The second is that Jersey makes sure that it is as hard as possible for the other place that is “elsewhere” but unknown to the Jersey authorities to secure the information they need to tax a Jersey company that undertakes the substance of its transactions in their territory, meaning it should be taxed there.
Jersey ensures that this near insurmountable obstacle, which will persist unchanged in the era of Tax Information Exchange Agreements because of the massive information hurdles they place in the path of an enquiring tax authority, still exists, and it does so deliberately. That is what makes Jersey a secrecy jurisdiction.
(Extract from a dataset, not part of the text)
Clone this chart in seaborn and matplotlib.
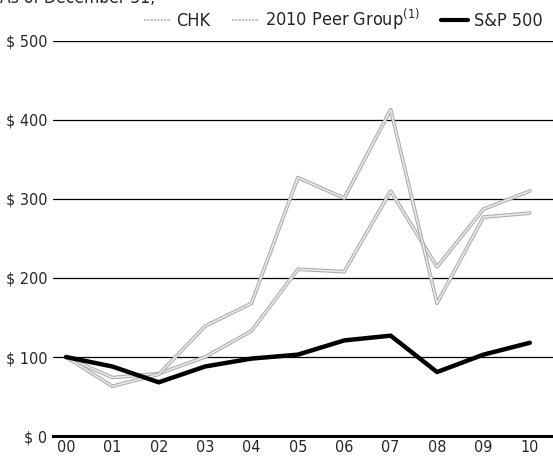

Now I accept this is a serious allegation — but it is one I think to be true. But if you can show it is wrong then of course I would have to change what I have written in Plan B. So perhaps you might advise me as to the following:
1. What measure Jersey adopts to ensure that a company or trust registered in its domain but claiming to be resident in another jurisdiction is actually registered as resident in that other domain and is actually paying tax there?
2. What mechanisms Jersey has to advise another jurisdiction that a company or trust registered in Jersey is actually taxable in their jurisdiction?
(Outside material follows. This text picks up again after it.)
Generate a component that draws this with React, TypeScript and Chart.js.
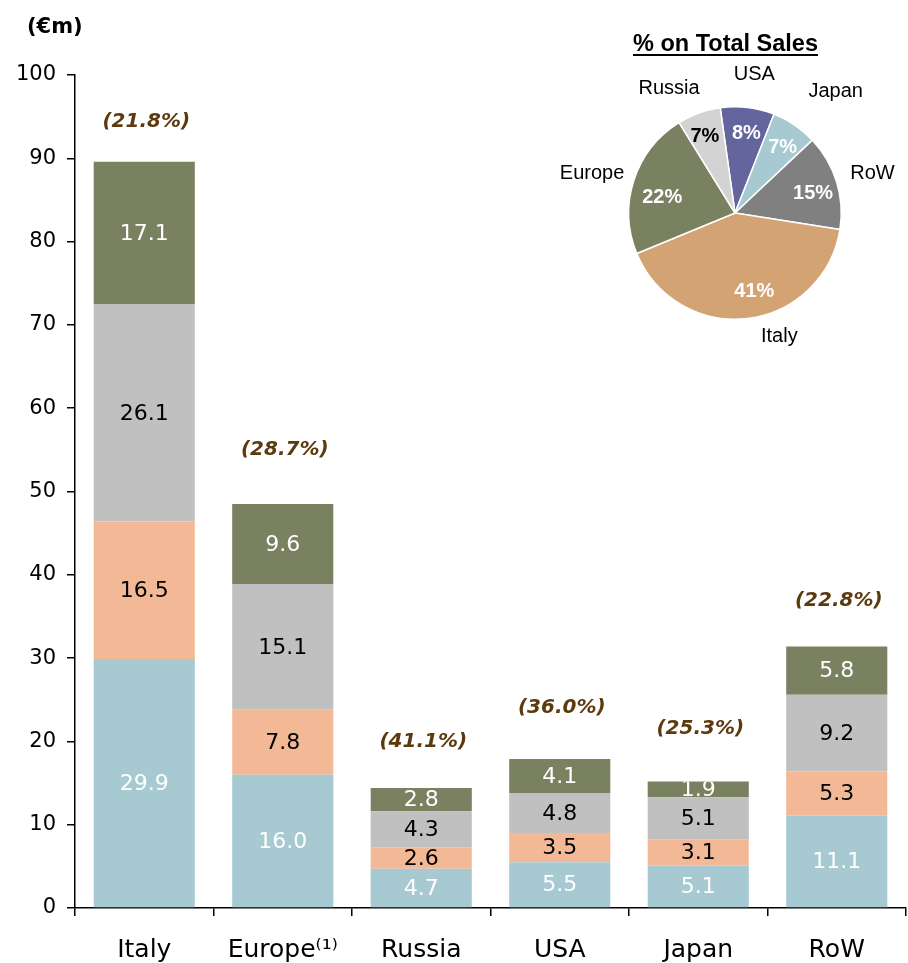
import React, { useEffect, useRef } from "react";
import { Chart, registerables } from "chart.js";

Chart.register(...registerables);

// ---------- data ----------
const categories = ["Italy", "Europe⁽¹⁾", "Russia", "USA", "Japan", "RoW"];
const seriesBlue = [29.9, 16.0, 4.7, 5.5, 5.1, 11.1];
const seriesSalmon = [16.5, 7.8, 2.6, 3.5, 3.1, 5.3];
const seriesGray = [26.1, 15.1, 4.3, 4.8, 5.1, 9.2];
const seriesOlive = [17.1, 9.6, 2.8, 4.1, 1.9, 5.8];
const growthLabels = ["(21.8%)", "(28.7%)", "(41.1%)", "(36.0%)", "(25.3%)", "(22.8%)"];
const yMin = 0;
const yMax = 100;
const yStep = 10;

const pieTitle = "% on Total Sales";
const pieLabels = ["USA", "Japan", "RoW", "Italy", "Europe", "Russia"];
const pieShares = [8.2, 7.0, 14.5, 41.3, 22.4, 6.6];
const piePercentLabels = ["8%", "7%", "15%", "41%", "22%", "7%"];

// ---------- styles ----------
const FONT = "'DejaVu Sans', sans-serif";
const ARIAL = "'Liberation Sans', Arial, sans-serif";
const barColors = ["#A6C9D2", "#F3B997", "#C0C0C0", "#7A8160"];
const barTextColors = ["#FFFFFF", "#000000", "#000000", "#FFFFFF"];
const pieColors = ["#65659E", "#A6C9D2", "#808080", "#D4A373", "#7A8160", "#D3D3D3"];
const pieTextColors = ["#FFFFFF", "#FFFFFF", "#FFFFFF", "#FFFFFF", "#FFFFFF", "#000000"];
// pixel gap between a stack top and its growth label (label placement style)
const growthGap = [40, 54, 46, 51, 53, 46];
// small pixel nudges for the pie labels (label placement style)
const pieLabelNudge = [
  [4, -9],
  [21, -4],
  [0, 3],
  [29, -6],
  [3, 8],
  [-19, 5],
];
const pieInnerNudge = [
  [2, 0],
  [3, 0],
  [2, 4],
  [10, -1],
  [3, 9],
  [-3, -2],
];

const PIE_LEFT = 540;
const PIE_TOP = 20;

const barLabelPlugin = {
  id: "barLabels",
  afterDatasetsDraw(chart: any) {
    const ctx = chart.ctx;
    ctx.save();
    ctx.textAlign = "center";
    ctx.textBaseline = "middle";
    ctx.font = `22px ${FONT}`;
    chart.data.datasets.forEach((ds: any, di: number) => {
      const meta = chart.getDatasetMeta(di);
      meta.data.forEach((el: any, i: number) => {
        const p = el.getProps(["x", "y", "base", "width"], true);
        const top = Math.min(p.y, p.base);
        const h = Math.abs(p.base - p.y);
        ctx.save();
        ctx.beginPath();
        ctx.rect(p.x - p.width / 2, top, p.width, h);
        ctx.clip();
        ctx.fillStyle = barTextColors[di];
        ctx.fillText(Number(ds.data[i]).toFixed(1), p.x, top + h / 2 + 1);
        ctx.restore();
      });
    });
    const topMeta = chart.getDatasetMeta(chart.data.datasets.length - 1);
    ctx.font = `italic bold 20px ${FONT}`;
    ctx.fillStyle = "#5C3A0E";
    topMeta.data.forEach((el: any, i: number) => {
      ctx.fillText(growthLabels[i], el.x + 2, el.y - growthGap[i]);
    });
    ctx.font = `bold 21px ${FONT}`;
    ctx.textAlign = "left";
    ctx.textBaseline = "alphabetic";
    ctx.fillStyle = "#000000";
    ctx.fillText("(€m)", 27, 33);
    ctx.restore();
  },
};

const pieLabelPlugin = {
  id: "pieLabels",
  afterDraw(chart: any) {
    const ctx = chart.ctx;
    ctx.save();
    const meta = chart.getDatasetMeta(0);
    meta.data.forEach((arc: any, i: number) => {
      const p = arc.getProps(["x", "y", "startAngle", "endAngle", "outerRadius"], true);
      const mid = (p.startAngle + p.endAngle) / 2;
      const r = p.outerRadius;
      ctx.textAlign = "center";
      ctx.textBaseline = "middle";
      ctx.font = `bold 20px ${ARIAL}`;
      ctx.fillStyle = pieTextColors[i];
      ctx.fillText(
        piePercentLabels[i],
        p.x + Math.cos(mid) * r * 0.75 + pieInnerNudge[i][0],
        p.y + Math.sin(mid) * r * 0.75 + pieInnerNudge[i][1]
      );
      ctx.font = `20px ${ARIAL}`;
      ctx.fillStyle = "#000000";
      const w = ctx.measureText(pieLabels[i]).width;
      const h = 16;
      const d = r + 14 + (Math.abs(Math.cos(mid)) * w) / 2 + (Math.abs(Math.sin(mid)) * h) / 2;
      ctx.fillText(
        pieLabels[i],
        p.x + Math.cos(mid) * d + pieLabelNudge[i][0],
        p.y + Math.sin(mid) * d + pieLabelNudge[i][1]
      );
    });
    // title
    ctx.font = `bold 23.5px ${ARIAL}`;
    ctx.textAlign = "center";
    ctx.textBaseline = "alphabetic";
    ctx.fillStyle = "#000000";
    const tx = 725.5 - PIE_LEFT;
    const ty = 31;
    ctx.fillText(pieTitle, tx, ty);
    const tw = ctx.measureText(pieTitle).width;
    ctx.strokeStyle = "#000000";
    ctx.lineWidth = 2;
    ctx.beginPath();
    ctx.moveTo(tx - tw / 2, ty + 4);
    ctx.lineTo(tx + tw / 2, ty + 4);
    ctx.stroke();
    ctx.restore();
  },
};

export default function App() {
  const barRef = useRef<HTMLCanvasElement>(null);
  const pieRef = useRef<HTMLCanvasElement>(null);

  useEffect(() => {
    document.body.style.margin = "0";
    const seriesList = [seriesBlue, seriesSalmon, seriesGray, seriesOlive];
    const bar = new Chart(barRef.current as HTMLCanvasElement, {
      type: "bar",
      data: {
        labels: categories,
        datasets: seriesList.map((s, i) => ({
          label: `s${i}`,
          data: s,
          backgroundColor: barColors[i],
          borderWidth: 0,
          barPercentage: 0.73,
          categoryPercentage: 1,
        })),
      },
      options: {
        responsive: false,
        animation: false,
        events: [],
        layout: { padding: { top: 75, right: 2, left: 0, bottom: 0 } },
        plugins: { legend: { display: false }, tooltip: { enabled: false }, title: { display: false } },
        scales: {
          x: {
            stacked: true,
            offset: true,
            grid: { offset: true, drawOnChartArea: false, tickLength: 8, color: "#000000", lineWidth: 1.5 },
            border: { color: "#000000", width: 1.5 },
            ticks: { font: { family: FONT, size: 25 }, color: "#000000", padding: 19 },
            afterFit(scale: any) {
              scale.height = 55;
            },
          },
          y: {
            stacked: true,
            min: yMin,
            max: yMax,
            grid: { drawOnChartArea: false, tickLength: 8, color: "#000000", lineWidth: 1.5 },
            border: { color: "#000000", width: 1.5 },
            ticks: { stepSize: yStep, font: { family: FONT, size: 21 }, color: "#000000", padding: 11 },
            afterFit(scale: any) {
              scale.width = 75;
            },
          },
        },
      },
      plugins: [barLabelPlugin],
    });

    const cx = 735 - PIE_LEFT;
    const cy = 213 - PIE_TOP;
    const R = 107;
    const pie = new Chart(pieRef.current as HTMLCanvasElement, {
      type: "pie",
      data: {
        labels: pieLabels,
        datasets: [
          {
            data: pieShares,
            backgroundColor: pieColors,
            borderColor: "#FFFFFF",
            borderWidth: 1.5,
          },
        ],
      },
      options: {
        responsive: false,
        animation: false,
        events: [],
        rotation: -8,
        layout: {
          padding: { left: cx - R, top: cy - R, right: 908 - PIE_LEFT - (cx + R), bottom: 360 - (cy + R) },
        },
        plugins: { legend: { display: false }, tooltip: { enabled: false } },
      },
      plugins: [pieLabelPlugin],
    });

    return () => {
      bar.destroy();
      pie.destroy();
    };
  }, []);

  return (
    <div style={{ position: "relative", width: 908, height: 963 }}>
      <canvas ref={barRef} width={908} height={963} style={{ position: "absolute", left: 0, top: 0 }} />
      <canvas
        ref={pieRef}
        width={908 - PIE_LEFT}
        height={360}
        style={{ position: "absolute", left: PIE_LEFT, top: PIE_TOP }}
      />
    </div>
  );
}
3. If such mechanisms exist, how they work.
If such mechanisms do not exist can you please advise how you think that other jurisdiction where the Jersey registered company or trust is resident might establish that fact given the considerable prior information requirements that exist in Tax Information Exchange Agreements and the impossibility of securing the information necessary to make a TIEA enquiry from public domain information in Jersey?
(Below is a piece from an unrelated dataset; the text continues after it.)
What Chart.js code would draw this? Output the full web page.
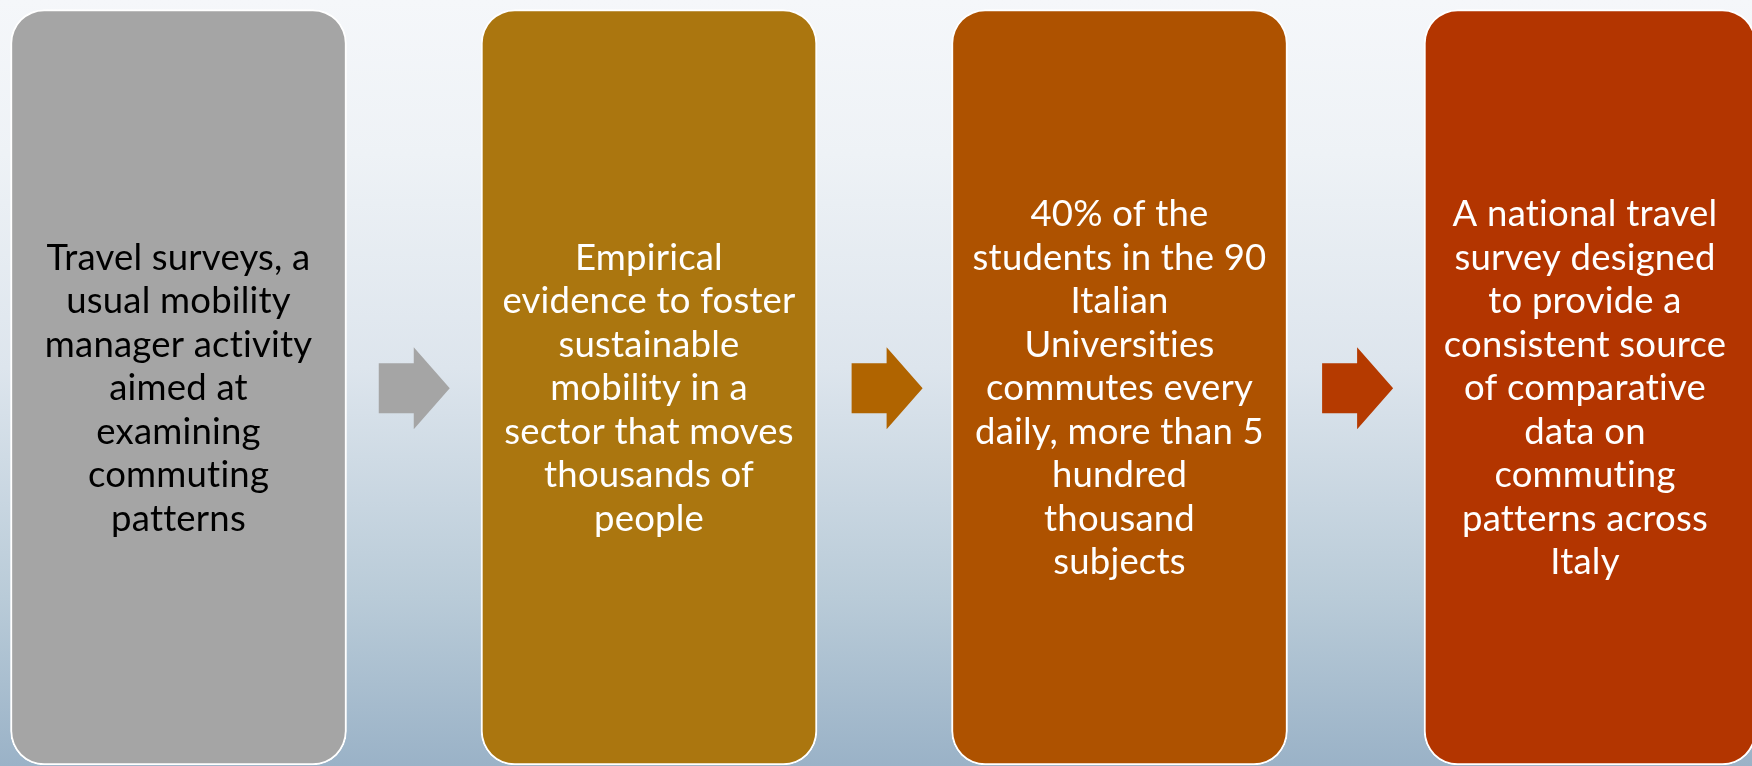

Next, turning to evidence I need to revise Plan B, if appropriate, on the substance of information exchange, rather than the existence of its form, might you provide me with the following information:
1. The number of information exchange requests received from each jurisdiction with which Jersey has a DTA or TIEA since the time that the agreement in question was signed, breaking that data down by year;
2. The number of such requests that actually resulted in information being supplied, and the average delay in supplying such data, again broken down by jurisdiction and year.
Please for this purpose exclude data exchanges for the purposes of the European Union Savings Tax Directive, but with regard to that directive please instead supply the following:
1. For each jurisdiction to which data has been supplied since 2005, with all information split by year:
a. The number of accounts for which income details were supplied in full because information exchange had been permitted by the Jersey bank customer;
b. The total income so declared;
c. The number of accounts for which income details were not supplied because permission to do so had not been granted by the Jersey bank customer;
d. The total tax withholding paid over (either before or after Jersey took its 25% share, but please make sure which number is reported) as a result of permission to exchange information having not been granted by the Jersey bank customer.
2. Details of the form in which reporting is made e.g. is this by way of paper record, spreadsheet file, computer database listing, etc., and please specify if a computer file if the data in question is readily searchable or in static form?
Thank you for your assistance. On receipt of this information I will, of course, then be willing to consider revising Plan B if appropriate.
Best regards
Richard
I look forward to receiving Colin’s reply.